**Supplied material**
● ● ● ●

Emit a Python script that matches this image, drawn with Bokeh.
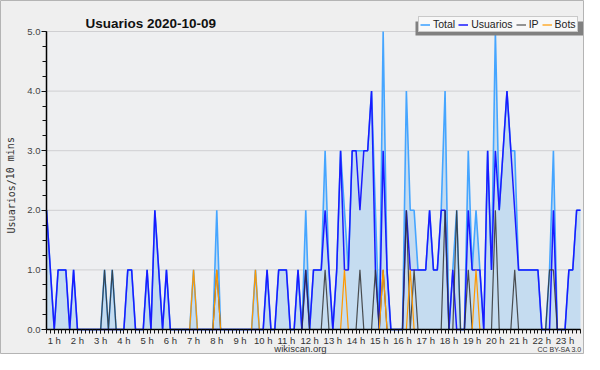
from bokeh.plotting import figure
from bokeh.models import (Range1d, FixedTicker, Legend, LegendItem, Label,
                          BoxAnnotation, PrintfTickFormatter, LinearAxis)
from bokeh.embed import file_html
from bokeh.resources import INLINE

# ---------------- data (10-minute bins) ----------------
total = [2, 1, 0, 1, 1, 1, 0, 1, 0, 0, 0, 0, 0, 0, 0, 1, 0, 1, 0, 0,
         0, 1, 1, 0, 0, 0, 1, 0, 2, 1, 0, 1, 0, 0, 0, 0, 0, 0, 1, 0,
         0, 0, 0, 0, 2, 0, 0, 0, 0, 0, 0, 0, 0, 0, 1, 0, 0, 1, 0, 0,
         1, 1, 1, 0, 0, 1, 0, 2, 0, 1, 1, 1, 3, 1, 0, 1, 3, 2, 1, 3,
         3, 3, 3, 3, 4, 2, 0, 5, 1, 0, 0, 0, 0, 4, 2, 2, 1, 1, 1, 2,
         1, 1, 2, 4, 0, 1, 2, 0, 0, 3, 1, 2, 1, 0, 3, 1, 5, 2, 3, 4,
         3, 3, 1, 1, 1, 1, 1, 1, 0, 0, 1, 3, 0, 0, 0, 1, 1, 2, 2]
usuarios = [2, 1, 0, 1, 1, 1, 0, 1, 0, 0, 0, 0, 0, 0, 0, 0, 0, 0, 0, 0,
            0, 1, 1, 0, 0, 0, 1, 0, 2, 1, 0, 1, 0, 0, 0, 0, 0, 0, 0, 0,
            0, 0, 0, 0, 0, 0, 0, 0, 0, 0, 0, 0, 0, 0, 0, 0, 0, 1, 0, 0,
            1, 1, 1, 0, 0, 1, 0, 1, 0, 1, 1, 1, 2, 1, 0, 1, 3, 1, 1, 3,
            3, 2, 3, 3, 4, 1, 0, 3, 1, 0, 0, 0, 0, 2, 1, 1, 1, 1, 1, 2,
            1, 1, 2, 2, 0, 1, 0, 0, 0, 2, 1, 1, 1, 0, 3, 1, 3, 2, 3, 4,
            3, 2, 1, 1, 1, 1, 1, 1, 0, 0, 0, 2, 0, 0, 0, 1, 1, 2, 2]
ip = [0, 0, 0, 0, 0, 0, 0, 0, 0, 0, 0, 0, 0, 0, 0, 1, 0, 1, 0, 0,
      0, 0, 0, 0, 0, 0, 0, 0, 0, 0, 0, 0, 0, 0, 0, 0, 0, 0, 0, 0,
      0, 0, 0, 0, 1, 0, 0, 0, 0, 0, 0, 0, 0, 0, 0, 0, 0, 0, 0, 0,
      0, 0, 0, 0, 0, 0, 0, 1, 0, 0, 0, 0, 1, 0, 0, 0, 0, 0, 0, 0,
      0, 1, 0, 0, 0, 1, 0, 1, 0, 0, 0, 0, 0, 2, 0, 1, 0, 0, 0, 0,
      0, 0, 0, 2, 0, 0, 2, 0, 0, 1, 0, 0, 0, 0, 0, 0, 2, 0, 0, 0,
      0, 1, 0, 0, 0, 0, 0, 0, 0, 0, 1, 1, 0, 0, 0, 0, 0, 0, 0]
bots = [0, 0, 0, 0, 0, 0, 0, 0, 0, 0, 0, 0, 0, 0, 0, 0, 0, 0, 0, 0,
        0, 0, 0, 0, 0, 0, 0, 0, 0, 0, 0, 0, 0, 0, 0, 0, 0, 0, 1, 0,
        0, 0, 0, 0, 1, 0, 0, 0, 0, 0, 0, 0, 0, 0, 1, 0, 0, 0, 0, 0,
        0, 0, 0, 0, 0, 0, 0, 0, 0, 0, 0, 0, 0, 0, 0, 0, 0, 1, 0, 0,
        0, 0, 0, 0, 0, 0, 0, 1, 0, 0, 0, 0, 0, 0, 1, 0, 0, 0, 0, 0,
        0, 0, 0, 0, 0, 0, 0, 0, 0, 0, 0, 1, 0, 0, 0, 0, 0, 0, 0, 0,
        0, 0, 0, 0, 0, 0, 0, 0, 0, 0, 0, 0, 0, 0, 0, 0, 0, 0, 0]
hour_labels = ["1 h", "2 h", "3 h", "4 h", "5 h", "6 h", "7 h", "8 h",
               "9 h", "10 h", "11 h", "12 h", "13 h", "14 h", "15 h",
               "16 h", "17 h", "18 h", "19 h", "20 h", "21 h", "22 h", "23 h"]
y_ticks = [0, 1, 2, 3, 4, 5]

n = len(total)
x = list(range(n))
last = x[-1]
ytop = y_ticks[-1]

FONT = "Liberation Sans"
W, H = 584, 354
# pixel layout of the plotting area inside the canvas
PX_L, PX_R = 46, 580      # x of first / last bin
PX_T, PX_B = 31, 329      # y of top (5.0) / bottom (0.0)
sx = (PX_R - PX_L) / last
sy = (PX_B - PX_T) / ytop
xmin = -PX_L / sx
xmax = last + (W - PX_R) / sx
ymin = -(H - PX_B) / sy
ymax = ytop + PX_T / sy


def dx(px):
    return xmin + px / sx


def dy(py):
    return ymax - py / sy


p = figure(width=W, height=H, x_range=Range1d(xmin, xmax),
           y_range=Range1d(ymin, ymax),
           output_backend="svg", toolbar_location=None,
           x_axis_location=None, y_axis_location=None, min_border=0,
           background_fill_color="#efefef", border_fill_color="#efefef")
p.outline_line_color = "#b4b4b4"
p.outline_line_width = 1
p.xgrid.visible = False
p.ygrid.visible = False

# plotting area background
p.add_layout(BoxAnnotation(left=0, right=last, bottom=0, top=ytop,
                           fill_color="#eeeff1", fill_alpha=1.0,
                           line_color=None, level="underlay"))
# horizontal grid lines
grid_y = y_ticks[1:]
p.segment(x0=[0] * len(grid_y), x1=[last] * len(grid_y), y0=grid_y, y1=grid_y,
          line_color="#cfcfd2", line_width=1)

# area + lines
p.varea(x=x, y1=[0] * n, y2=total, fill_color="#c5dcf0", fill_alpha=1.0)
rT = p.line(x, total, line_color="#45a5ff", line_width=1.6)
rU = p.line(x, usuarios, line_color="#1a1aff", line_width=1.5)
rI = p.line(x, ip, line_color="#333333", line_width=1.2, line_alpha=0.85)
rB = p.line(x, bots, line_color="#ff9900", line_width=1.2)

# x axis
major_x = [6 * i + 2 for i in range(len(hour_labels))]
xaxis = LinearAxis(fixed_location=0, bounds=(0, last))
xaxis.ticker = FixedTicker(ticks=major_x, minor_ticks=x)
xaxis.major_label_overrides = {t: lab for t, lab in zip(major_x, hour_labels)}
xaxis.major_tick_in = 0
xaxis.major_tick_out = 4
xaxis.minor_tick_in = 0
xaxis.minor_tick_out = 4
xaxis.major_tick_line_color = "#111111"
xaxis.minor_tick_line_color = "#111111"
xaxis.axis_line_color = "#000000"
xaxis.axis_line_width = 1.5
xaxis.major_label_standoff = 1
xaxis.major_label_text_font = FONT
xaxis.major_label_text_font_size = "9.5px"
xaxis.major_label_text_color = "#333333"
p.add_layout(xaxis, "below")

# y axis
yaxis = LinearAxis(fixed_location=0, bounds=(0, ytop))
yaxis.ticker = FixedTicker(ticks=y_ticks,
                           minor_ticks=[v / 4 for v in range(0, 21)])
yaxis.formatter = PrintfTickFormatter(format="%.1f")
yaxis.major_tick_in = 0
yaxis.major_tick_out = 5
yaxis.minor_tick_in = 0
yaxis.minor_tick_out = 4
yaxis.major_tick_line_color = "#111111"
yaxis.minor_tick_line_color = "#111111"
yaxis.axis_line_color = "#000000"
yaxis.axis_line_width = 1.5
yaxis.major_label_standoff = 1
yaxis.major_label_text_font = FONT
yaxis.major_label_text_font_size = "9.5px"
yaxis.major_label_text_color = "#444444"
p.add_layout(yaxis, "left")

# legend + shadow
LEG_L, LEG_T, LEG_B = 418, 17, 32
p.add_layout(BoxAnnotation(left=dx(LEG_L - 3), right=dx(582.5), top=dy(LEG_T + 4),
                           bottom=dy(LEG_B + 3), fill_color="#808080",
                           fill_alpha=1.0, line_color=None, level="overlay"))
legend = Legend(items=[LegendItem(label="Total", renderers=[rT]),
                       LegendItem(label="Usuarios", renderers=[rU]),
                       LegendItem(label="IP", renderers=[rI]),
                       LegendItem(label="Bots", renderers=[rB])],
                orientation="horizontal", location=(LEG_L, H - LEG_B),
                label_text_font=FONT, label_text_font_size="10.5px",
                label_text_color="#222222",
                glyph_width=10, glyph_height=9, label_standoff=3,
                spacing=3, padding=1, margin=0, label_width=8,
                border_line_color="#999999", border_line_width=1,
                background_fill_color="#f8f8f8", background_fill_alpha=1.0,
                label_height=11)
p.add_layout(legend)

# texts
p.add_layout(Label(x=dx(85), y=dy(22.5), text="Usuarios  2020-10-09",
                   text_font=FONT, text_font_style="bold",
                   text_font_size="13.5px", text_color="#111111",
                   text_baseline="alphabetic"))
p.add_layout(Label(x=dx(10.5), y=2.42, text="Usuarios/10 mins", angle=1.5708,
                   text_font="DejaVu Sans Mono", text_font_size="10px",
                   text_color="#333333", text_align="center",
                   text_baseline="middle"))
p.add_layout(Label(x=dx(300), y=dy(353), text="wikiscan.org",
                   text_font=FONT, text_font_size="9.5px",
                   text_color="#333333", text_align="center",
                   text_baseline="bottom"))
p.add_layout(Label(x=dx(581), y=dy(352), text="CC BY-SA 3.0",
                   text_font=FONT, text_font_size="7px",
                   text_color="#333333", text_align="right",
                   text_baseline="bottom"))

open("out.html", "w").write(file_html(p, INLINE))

● ● ● ●

Leave out the pictures and restate, word for word, the lines from the top of the data through the line containing "from bokeh.resources import INLINE", both included.

**Solution to this exercise**
Emit a Python script that matches this image, drawn with Bokeh.
from bokeh.plotting import figure
from bokeh.models import (Range1d, FixedTicker, Legend, LegendItem, Label,
                          BoxAnnotation, PrintfTickFormatter, LinearAxis)
from bokeh.embed import file_html
from bokeh.resources import INLINE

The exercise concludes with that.